Leiden Sign Language Corpora
Between 2007 and 2014, four large video corpora of West African SLs have been compiled at Leiden University, under guidance of the applicant. From 2007 to 2012, two large projects took place to document local SL use at various places in Mali and Ghana leading to three digital video corpora. The first Malian Sign Language corpus contains recordings of SL use by deaf signers in Bamako and Mopti, consisting of over 27 hours of recorded discourse, featuring 65 signers (Nyst 2008; 2010). The second Malian Sign Language corpus contains the results of a SL survey in the Dogon area of Mali, notably in Bandiagara, Douentza and surrounding villages and Berbey, close to Hombori. This corpus contains 32 hours of signing of 68 signers and includes signed conversations, interviews and lexical items in at least three independent SL varieties (Nyst, Sylla, Magassouba, forthcoming). The third SL corpus contains a set of discourse data of around 30 hours and 15 signers of Adamorobe Sign Language, which emerged spontaneously in response to the high incidence of hereditary deafness in the village of Adamorobe, Ghana. In 2014, the fourth extensively annotated corpus was archived, containing a representative sample (around 30 hours of 9 signers) of the emerging SL of the village of Bouakako in Côte d’Ivoire. All corpora are glossed in ELAN (Crasborn & Sloetjes 2008). All corpora are glossed in French, except the Adamorobe Sign Language corpus, which is glossed in English and Akan. Lexical databases with phonological coding are available for all corpora, except the second Malian SL corpus. All corpora are stored either at the Endangered Language Archive in London or the DoBeS archive in Nijmegen, or both.

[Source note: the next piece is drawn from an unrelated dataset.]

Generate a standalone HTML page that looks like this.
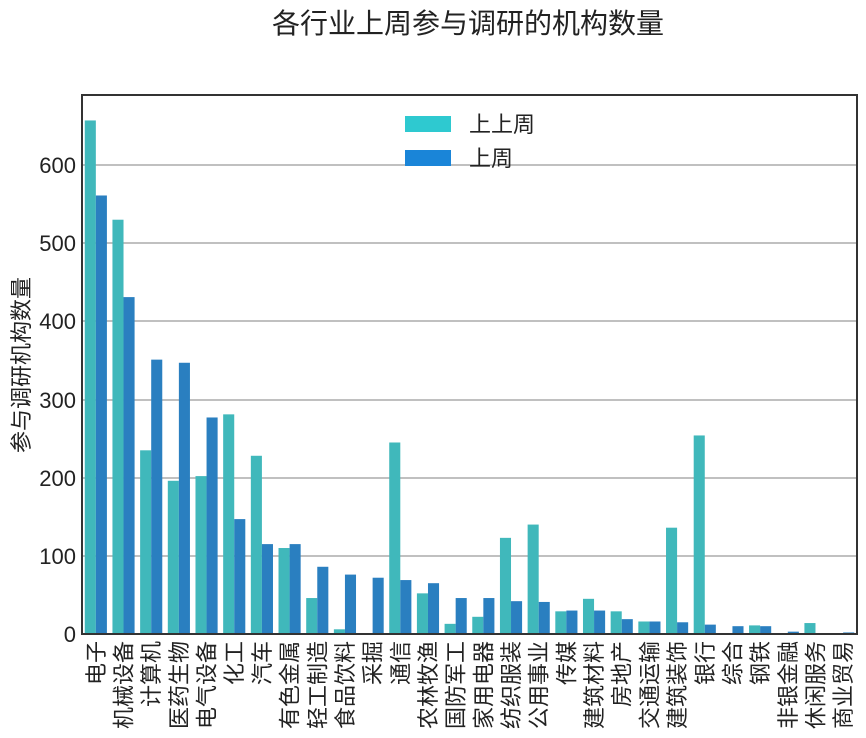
<!DOCTYPE html>
<html><head><meta charset="utf-8"><style>
html,body{margin:0;padding:0;background:#fff;}
svg{display:block;font-family:"Liberation Sans","Noto Sans CJK SC",sans-serif;}
</style></head><body>
<svg width="866" height="738" viewBox="0 0 866 738" xmlns="http://www.w3.org/2000/svg">
<text x="468" y="33" font-size="28" text-anchor="middle" fill="#222">各行业上周参与调研的机构数量</text>
<g id="grid" stroke="#808080" stroke-width="1">
<line x1="82" x2="857" y1="556" y2="556"/>
<line x1="82" x2="857" y1="478" y2="478"/>
<line x1="82" x2="857" y1="400" y2="400"/>
<line x1="82" x2="857" y1="321" y2="321"/>
<line x1="82" x2="857" y1="243" y2="243"/>
<line x1="82" x2="857" y1="165" y2="165"/>
</g>
<g id="bars"></g>
<rect x="82" y="95" width="775" height="539" fill="none" stroke="#333" stroke-width="2"/>
<g font-size="22" fill="#222" text-anchor="end">
<text x="76" y="642">0</text>
<text x="76" y="564">100</text>
<text x="76" y="486">200</text>
<text x="76" y="408">300</text>
<text x="76" y="329">400</text>
<text x="76" y="251">500</text>
<text x="76" y="173">600</text>
</g>
<text transform="translate(29,365) rotate(-90)" font-size="22" text-anchor="middle" fill="#222">参与调研机构数量</text>
<rect x="405" y="116" width="46" height="16" fill="#2ec9d0"/>
<rect x="405" y="150" width="46" height="16" fill="#1a85d8"/>
<text x="469" y="132" font-size="22" fill="#222">上上周</text>
<text x="469" y="166" font-size="22" fill="#222">上周</text>
<g id="labels" font-size="22" fill="#222" text-anchor="end"></g>
</svg>
<script>
var d=[["电子",657,561],["机械设备",530,431],["计算机",235,351],["医药生物",196,347],["电气设备",202,277],["化工",281,147],["汽车",228,115],["有色金属",110,115],["轻工制造",46,86],["食品饮料",6,76],["采掘",0,72],["通信",245,69],["农林牧渔",52,65],["国防军工",13,46],["家用电器",22,46],["纺织服装",123,42],["公用事业",140,41],["传媒",29,30],["建筑材料",45,30],["房地产",29,19],["交通运输",16,16],["建筑装饰",136,15],["银行",254,12],["综合",0,10],["钢铁",11,10],["非银金融",0,3],["休闲服务",14,0],["商业贸易",0,2]];
var ns="http://www.w3.org/2000/svg",b=document.getElementById("bars"),l=document.getElementById("labels");
var u=775/28,k=469/600,w=u*0.4;
d.forEach(function(r,i){var c=82+(i+0.5)*u;
[[r[1],c-w,"#40b8bb"],[r[2],c,"#2a7fc0"]].forEach(function(q){if(q[0]<=0)return;var e=document.createElementNS(ns,"rect");var h=q[0]*k;e.setAttribute("x",q[1]);e.setAttribute("y",634-h);e.setAttribute("width",w);e.setAttribute("height",h);e.setAttribute("fill",q[2]);b.appendChild(e);});
var t=document.createElementNS(ns,"text");t.setAttribute("transform","translate("+(c+8)+",641) rotate(-90)");t.textContent=r[0];l.appendChild(t);});
</script>
</body></html>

Comparison of these corpora would open a unique window on the type, distribution and degree of lexical variation found within and across SLs. Analysis of cross-linguistic variation of SL lexica as documented in corpora is crucial for historical-comparative studies of SLs as well as for understanding contemporary patterns of variation. Indeed, our understanding of how SLs cluster in language families is still mainly based on historical information and urgently needs to be informed by language-internal evidence. The West African SLs in the corpora provide a rather unique opportunity for studying how related and unrelated SLs compare lexically. Whereas most SLs studied so far have been used by communities that have been in contact with each other and are either related or have a shared history of contact. The set of corpora include various village SLs that have evolved in communities with a high incidence of hereditary deafness. The absence of a shared history between these village SLs enables us to contrast variation between related and unrelated SLs, not influenced by contact. Over the past decade, corpus projects documenting SLs have started in various countries. The cross-linguistic comparison of these corpora is complicated for various reasons, one of them being the lack of a shared orthography for SLs. Instead of using an annotation system with components representing the main formal components of a sign, ID glosses are typically used. These consist of a uniquely identifying spoken language word (written in capitals) that by definition refers to a particular sign form, e.g. the ID gloss ENTER for the sign in figure 1. ENTER in fact has multiple meanings, including ‘go in’ or ‘put in’.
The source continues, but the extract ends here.